Can you write out all the lines word for word, with no pictures?

BEGIN DATA SHOWN

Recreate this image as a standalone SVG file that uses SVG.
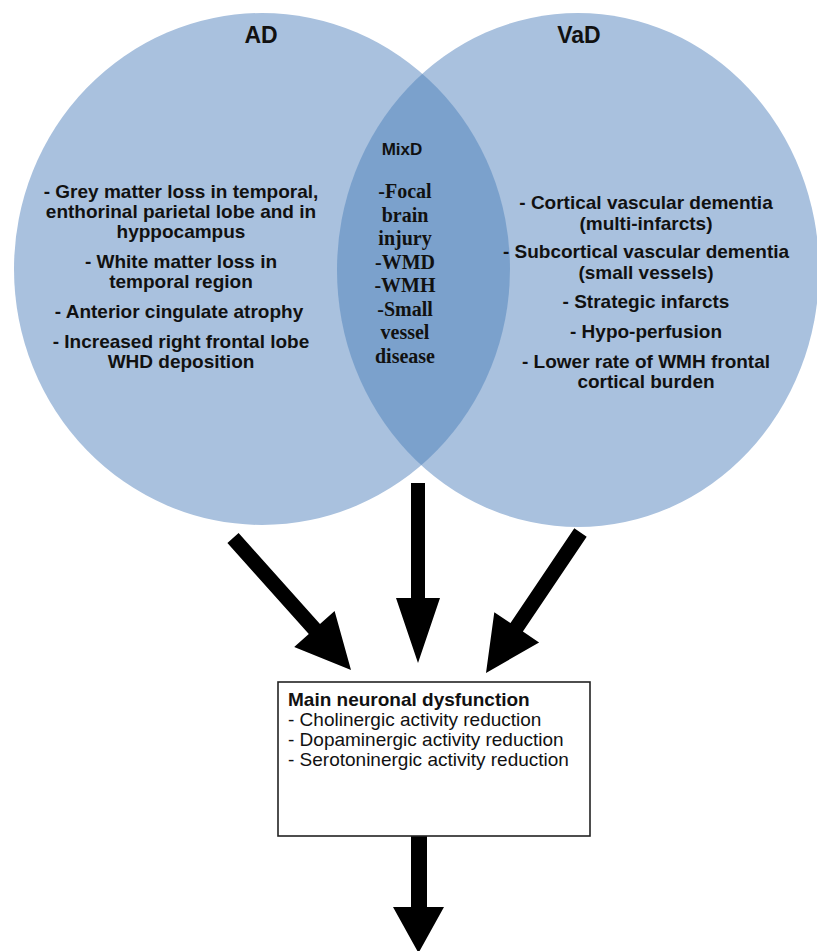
<svg xmlns="http://www.w3.org/2000/svg" width="817" height="951" viewBox="0 0 817 951">
<style>
.circ{fill:#A9C1DE}
.lens{fill:#7BA1CC}
.t{font-family:"Liberation Sans",Arial,sans-serif;fill:#111;text-anchor:middle}
.b{font-weight:bold}
.title{font-size:23px}
.item{font-size:19px}
.mix{font-size:17px}
.serif{font-family:"Liberation Serif","Times New Roman",serif;font-weight:bold;font-size:20px;fill:#111;text-anchor:middle}
.box{fill:#fff;stroke:#222;stroke-width:1.6}
.bt{font-family:"Liberation Sans",Arial,sans-serif;font-size:19px;fill:#111}
.arrow{fill:#000}
</style>
<defs>
<clipPath id="clipLeft"><ellipse cx="262" cy="269" rx="248" ry="256"/></clipPath>
</defs>
<rect width="817" height="951" fill="#fff"/>
<g id="ad">
<ellipse class="circ" cx="262" cy="269" rx="248" ry="256"/>
</g>
<g id="vad">
<ellipse class="circ" cx="578" cy="270" rx="241" ry="257"/>
</g>
<g id="mixd">
<ellipse class="lens" cx="578" cy="270" rx="241" ry="257" clip-path="url(#clipLeft)"/>
<text class="t b mix" x="402" y="155">MixD</text>
<text class="serif" x="405" y="198">-Focal</text>
<text class="serif" x="405" y="221.5">brain</text>
<text class="serif" x="405" y="245">injury</text>
<text class="serif" x="405" y="268.5">-WMD</text>
<text class="serif" x="405" y="292">-WMH</text>
<text class="serif" x="405" y="315.5">-Small</text>
<text class="serif" x="405" y="339">vessel</text>
<text class="serif" x="405" y="362.5">disease</text>
</g>
<g id="ad-text">
<text class="t b title" x="261" y="43">AD</text>
<text class="t b item" x="181" y="198">- Grey matter loss in temporal,</text>
<text class="t b item" x="181" y="218">enthorinal parietal lobe and in</text>
<text class="t b item" x="181" y="238">hyppocampus</text>
<text class="t b item" x="181" y="268">- White matter loss in</text>
<text class="t b item" x="181" y="288">temporal region</text>
<text class="t b item" x="179" y="318">- Anterior cingulate atrophy</text>
<text class="t b item" x="181" y="348">- Increased right frontal lobe</text>
<text class="t b item" x="181" y="368">WHD deposition</text>
</g>
<g id="vad-text">
<text class="t b title" x="579" y="43">VaD</text>
<text class="t b item" x="646" y="209">- Cortical vascular dementia</text>
<text class="t b item" x="646" y="230">(multi-infarcts)</text>
<text class="t b item" x="646" y="258">- Subcortical vascular dementia</text>
<text class="t b item" x="646" y="279">(small vessels)</text>
<text class="t b item" x="646" y="308">- Strategic infarcts</text>
<text class="t b item" x="646" y="338">- Hypo-perfusion</text>
<text class="t b item" x="646" y="368">- Lower rate of WMH frontal</text>
<text class="t b item" x="646" y="388">cortical burden</text>
</g>
<g id="connectors">
<polygon class="arrow" points="227.4,543 308.8,633.9 294.2,646.9 351,670 334.6,610.9 320,623.9 238.6,533"/>
<polygon class="arrow" points="411,483 411,598 396,598 418,663 440,598 425,598 425,483"/>
<polygon class="arrow" points="574.3,528.3 510.5,623.1 494.3,612.2 486,673 539.1,642.4 522.9,631.5 586.7,536.7"/>
<polygon class="arrow" points="411,836 411,907 393,907 418.5,953 444,907 427,907 427,836"/>
</g>
<g id="neuronal-box">
<rect class="box" x="278" y="682" width="312" height="154"/>
<text class="bt" x="288" y="706" font-weight="bold">Main neuronal dysfunction</text>
<text class="bt" x="288" y="726">- Cholinergic activity reduction</text>
<text class="bt" x="288" y="746">- Dopaminergic activity reduction</text>
<text class="bt" x="288" y="766">- Serotoninergic activity reduction</text>
</g>
</svg>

END DATA SHOWN

— EXERCISE RESPONSE —
Recreate this image as a standalone SVG file that uses SVG.
<svg xmlns="http://www.w3.org/2000/svg" width="817" height="951" viewBox="0 0 817 951">
<style>
.circ{fill:#A9C1DE}
.lens{fill:#7BA1CC}
.t{font-family:"Liberation Sans",Arial,sans-serif;fill:#111;text-anchor:middle}
.b{font-weight:bold}
.title{font-size:23px}
.item{font-size:19px}
.mix{font-size:17px}
.serif{font-family:"Liberation Serif","Times New Roman",serif;font-weight:bold;font-size:20px;fill:#111;text-anchor:middle}
.box{fill:#fff;stroke:#222;stroke-width:1.6}
.bt{font-family:"Liberation Sans",Arial,sans-serif;font-size:19px;fill:#111}
.arrow{fill:#000}
</style>
<defs>
<clipPath id="clipLeft"><ellipse cx="262" cy="269" rx="248" ry="256"/></clipPath>
</defs>
<rect width="817" height="951" fill="#fff"/>
<g id="ad">
<ellipse class="circ" cx="262" cy="269" rx="248" ry="256"/>
</g>
<g id="vad">
<ellipse class="circ" cx="578" cy="270" rx="241" ry="257"/>
</g>
<g id="mixd">
<ellipse class="lens" cx="578" cy="270" rx="241" ry="257" clip-path="url(#clipLeft)"/>
<text class="t b mix" x="402" y="155">MixD</text>
<text class="serif" x="405" y="198">-Focal</text>
<text class="serif" x="405" y="221.5">brain</text>
<text class="serif" x="405" y="245">injury</text>
<text class="serif" x="405" y="268.5">-WMD</text>
<text class="serif" x="405" y="292">-WMH</text>
<text class="serif" x="405" y="315.5">-Small</text>
<text class="serif" x="405" y="339">vessel</text>
<text class="serif" x="405" y="362.5">disease</text>
</g>
<g id="ad-text">
<text class="t b title" x="261" y="43">AD</text>
<text class="t b item" x="181" y="198">- Grey matter loss in temporal,</text>
<text class="t b item" x="181" y="218">enthorinal parietal lobe and in</text>
<text class="t b item" x="181" y="238">hyppocampus</text>
<text class="t b item" x="181" y="268">- White matter loss in</text>
<text class="t b item" x="181" y="288">temporal region</text>
<text class="t b item" x="179" y="318">- Anterior cingulate atrophy</text>
<text class="t b item" x="181" y="348">- Increased right frontal lobe</text>
<text class="t b item" x="181" y="368">WHD deposition</text>
</g>
<g id="vad-text">
<text class="t b title" x="579" y="43">VaD</text>
<text class="t b item" x="646" y="209">- Cortical vascular dementia</text>
<text class="t b item" x="646" y="230">(multi-infarcts)</text>
<text class="t b item" x="646" y="258">- Subcortical vascular dementia</text>
<text class="t b item" x="646" y="279">(small vessels)</text>
<text class="t b item" x="646" y="308">- Strategic infarcts</text>
<text class="t b item" x="646" y="338">- Hypo-perfusion</text>
<text class="t b item" x="646" y="368">- Lower rate of WMH frontal</text>
<text class="t b item" x="646" y="388">cortical burden</text>
</g>
<g id="connectors">
<polygon class="arrow" points="227.4,543 308.8,633.9 294.2,646.9 351,670 334.6,610.9 320,623.9 238.6,533"/>
<polygon class="arrow" points="411,483 411,598 396,598 418,663 440,598 425,598 425,483"/>
<polygon class="arrow" points="574.3,528.3 510.5,623.1 494.3,612.2 486,673 539.1,642.4 522.9,631.5 586.7,536.7"/>
<polygon class="arrow" points="411,836 411,907 393,907 418.5,953 444,907 427,907 427,836"/>
</g>
<g id="neuronal-box">
<rect class="box" x="278" y="682" width="312" height="154"/>
<text class="bt" x="288" y="706" font-weight="bold">Main neuronal dysfunction</text>
<text class="bt" x="288" y="726">- Cholinergic activity reduction</text>
<text class="bt" x="288" y="746">- Dopaminergic activity reduction</text>
<text class="bt" x="288" y="766">- Serotoninergic activity reduction</text>
</g>
</svg>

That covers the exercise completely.